Abstract: Trust plays an important role in collaborations because it creates an environment in which people can openly exchange ideas and information with one another and engineer innovative solutions together with less perceived risk. The rise in globally distributed software development has created an environment in which workers are likely to have less information and lower quality information about their remote colleagues. As such, the likelihood of coordination breakdowns increases. Observers of a breakdown are more likely to erroneously attribute the cause to personal characteristics (dispositional attributions) of the persons involved, rather than characteristics of the situation (situational attributions). Data collected from globally distributed software teams show that such breakdowns can negatively impact trust between the parties involved, as well as the perceived quality of the collaboration.

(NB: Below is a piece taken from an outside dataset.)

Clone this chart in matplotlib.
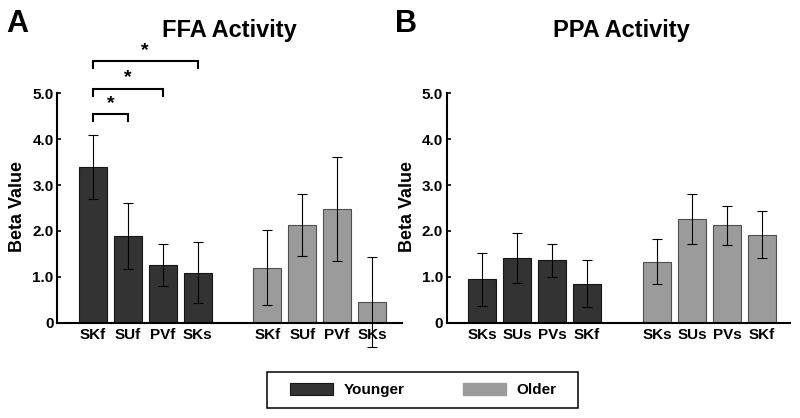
import matplotlib
matplotlib.use("Agg")
import matplotlib.pyplot as plt
from matplotlib.patches import Rectangle, Patch

plt.rcParams['font.family'] = ['Liberation Sans', 'DejaVu Sans']
plt.rcParams['font.weight'] = 'bold'

# ---- data ----
ffa_labels = ["SKf", "SUf", "PVf", "SKs"]
ppa_labels = ["SKs", "SUs", "PVs", "SKf"]

ffa_young = [3.39, 1.89, 1.26, 1.09]
ffa_young_err = [0.70, 0.71, 0.45, 0.66]
ffa_old = [1.20, 2.13, 2.48, 0.45]
ffa_old_err = [0.82, 0.67, 1.14, 0.98]

ppa_young = [0.95, 1.41, 1.36, 0.85]
ppa_young_err = [0.58, 0.55, 0.36, 0.51]
ppa_old = [1.33, 2.26, 2.12, 1.92]
ppa_old_err = [0.49, 0.55, 0.42, 0.51]

yticks = [0, 1, 2, 3, 4, 5]
ytick_labels = ["0", "1.0", "2.0", "3.0", "4.0", "5.0"]

# significance brackets (from bar index 0 to bar index j)
sig_pairs = [(0, 1), (0, 2), (0, 3)]
sig_levels = [4.55, 5.10, 5.70]

dark = "#333333"
dark_edge = "#151515"
light = "#9b9b9b"
light_edge = "#505050"

W, H = 800, 418
fig = plt.figure(figsize=(8.0, 4.18), dpi=100)

def fx(px):
    return px / W

def fy(py):
    return 1 - py / H

axA = fig.add_axes([fx(57), fy(322.7), fx(401.7) - fx(57), fy(93.3) - fy(322.7)])
axB = fig.add_axes([fx(446.7), fy(322.7), fx(790) - fx(446.7), fy(93.3) - fy(322.7)])

young_pos = [0, 1, 2, 3]
old_pos = [5, 6, 7, 8]

def draw(ax, labels, yv, ye, ov, oe, xlim):
    ax.bar(young_pos, yv, width=0.8, color=dark, edgecolor=dark_edge, linewidth=0.8, zorder=2)
    ax.bar(old_pos, ov, width=0.8, color=light, edgecolor=light_edge, linewidth=0.8, zorder=2)
    for pos, v, e in ((young_pos, yv, ye), (old_pos, ov, oe)):
        c = ax.errorbar(pos, v, yerr=e, fmt='none', ecolor='black', elinewidth=0.8,
                        capsize=3.5, capthick=0.8, zorder=4)
        for ch in c.get_children():
            ch.set_clip_on(False)
    ax.set_xlim(*xlim)
    ax.set_ylim(0, 5)
    ax.set_xticks(young_pos + old_pos)
    ax.set_xticklabels(labels + labels)
    ax.set_yticks(yticks)
    ax.set_yticklabels(ytick_labels)
    for s in ("top", "right"):
        ax.spines[s].set_visible(False)
    for s in ("left", "bottom"):
        ax.spines[s].set_linewidth(1.5)
    ax.tick_params(axis='y', direction='in', length=3, width=1.2, pad=2.5, labelsize=11)
    ax.tick_params(axis='x', length=0, pad=4, labelsize=11)
    for t in ax.get_xticklabels() + ax.get_yticklabels():
        t.set_fontweight('bold')

draw(axA, ffa_labels, ffa_young, ffa_young_err, ffa_old, ffa_old_err, (-1.03, 8.85))
draw(axB, ppa_labels, ppa_young, ppa_young_err, ppa_old, ppa_old_err, (-1.01, 8.80))

# significance brackets
for (i, j), lev in zip(sig_pairs, sig_levels):
    xi, xj = young_pos[i], young_pos[j]
    axA.plot([xi, xi, xj, xj], [lev - 0.15, lev, lev, lev - 0.15], color='black',
             lw=1.5, clip_on=False, solid_joinstyle='miter')
    axA.text((xi + xj) / 2, lev + 0.05, "*", ha='center', va='bottom', fontsize=14,
             fontweight='bold', clip_on=False)

# titles and panel letters
fig.text(fx(229), fy(37), "FFA Activity", ha='center', va='baseline', fontsize=17, fontweight='bold')
fig.text(fx(621), fy(37), "PPA Activity", ha='center', va='baseline', fontsize=17, fontweight='bold')
fig.text(fx(6), fy(32), "A", ha='left', va='baseline', fontsize=22, fontweight='bold')
fig.text(fx(395), fy(32), "B", ha='left', va='baseline', fontsize=22, fontweight='bold')

# y labels
fig.text(fx(18), fy(206), "Beta Value", rotation=90, ha='center', va='center', fontsize=13, fontweight='bold')
fig.text(fx(408), fy(206), "Beta Value", rotation=90, ha='center', va='center', fontsize=13, fontweight='bold')

# legend
handles = [Patch(facecolor=dark, edgecolor=dark_edge, linewidth=0.8),
           Patch(facecolor=light, edgecolor=light), ]
fig.legend(handles, ["Younger", "Older"], loc='center', bbox_to_anchor=(fx(423.2), fy(390)),
           ncol=2, frameon=False, handlelength=2.8, handleheight=0.9, handletextpad=0.7,
           columnspacing=3.85, borderpad=0, prop={'weight': 'bold', 'size': 11})
fig.patches.append(Rectangle((fx(266.7), fy(408.3)), fx(578.3) - fx(266.7), fy(371.7) - fy(408.3),
                             transform=fig.transFigure, fill=False, edgecolor='black', lw=1.1))

fig.savefig("out.png", dpi=100)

At the same time, software engineering research has resulted in a rich set of tools for globally distributed software developers. These tools support the smooth flow of work across remote sites by visualizing data extracted from projects. They help developers understand changes made to the system, identify experts, determine the availability of their colleagues, and track the activities of developers on whose code they depend.
Synthesizing literature on trust, tools that support awareness of development activities, and visualization, this dissertation asks whether a tool can usefully support the development of trust in globally distributed teams. It presents the design of a tool called Theseus and two evaluations that assess Theseus’ usefulness. In the first evaluation, Theseus’ interface was analyzed using three usability inspection methods. In the second, Theseus was assessed in a laboratory experiment with 28 graduate students and 12 professional software developers.
The results show Theseus is highly usable and that it has a significant effect on distributed developers’ perceived trustworthiness toward others. Participants quickly became immersed in the information the tool provides. In situational conditions, Theseus resulted in higher perceived trustworthiness and more situational attributions than dispositional ones. These results support the overarching hypothesis of this dissertation and open up interesting areas for future research, especially understanding how collaboration tools can potentially shape distributed software developers’ sense of trust toward one another.